What is Inside a JPEG File

Carl Salvaggio, Rochester Institute of Technology

During the recent transition from conventional to digital photography, most consumers use the term JPEG ubiquitously as a reference to digital images. It is common to hear someone refer to a digital image as a JPEG file. In general, most digital cameras on the market today are capable of storing photographs in this file format. As common as these files are in everyone's life, very few users actually know what goes on inside a JPEG file and still fewer understand the many pitfalls associated with using this choice when storing their digital photographs. This essay will describe the inner working of this file format that we so commonly use, highlighting its many merits and it many flaws. Like any tool that is available to us, there are correct ways to use the JPEG file format and there are times when it is a poor choice. Once you understand how this format works, hopefully the choices will be obvious and you can more wisely take advantage of this truly remarkable technique.

The Joint Photographic Experts Group (JPEG) format for image storage represents a series of techniques aimed at reducing the redundancy present in most image data. Redundancy is defined as "the use of words or data that could be omitted without loss of meaning or function; repetition or superfluity of information" by the Oxford American Dictionary. Digital images show redundancy in data in several ways.

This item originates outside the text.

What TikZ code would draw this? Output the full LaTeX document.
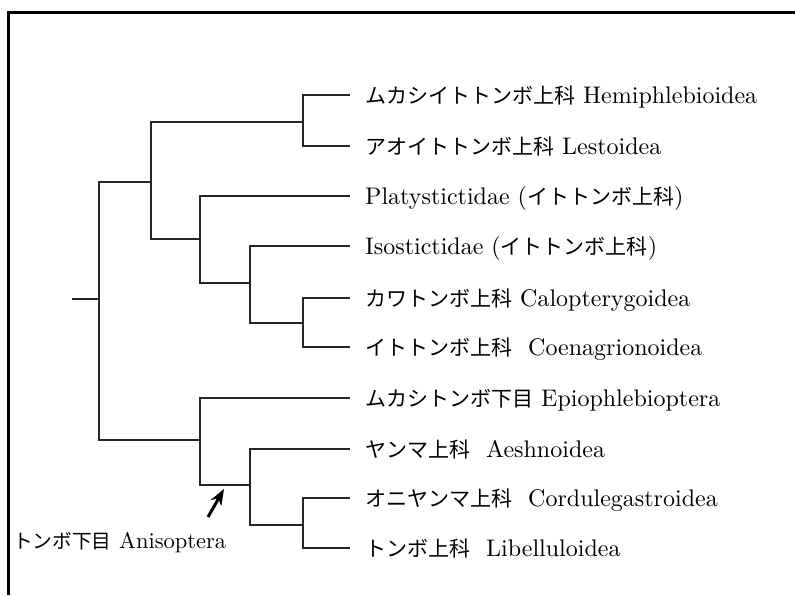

The brightness value or digital count of two neighboring pixels is more often than not similar, if not the same, in magnitude. That being the case, you would more often than not be correct if you were to guess that the next pixel's brightness count value in a row of picture elements was the same as the previous pixel's value. If that is indeed the case, then it can be said that we don't need to use all of the data in an image to represent the information in the photograph. This particular type of redundancy is known as inter-pixel redundancy.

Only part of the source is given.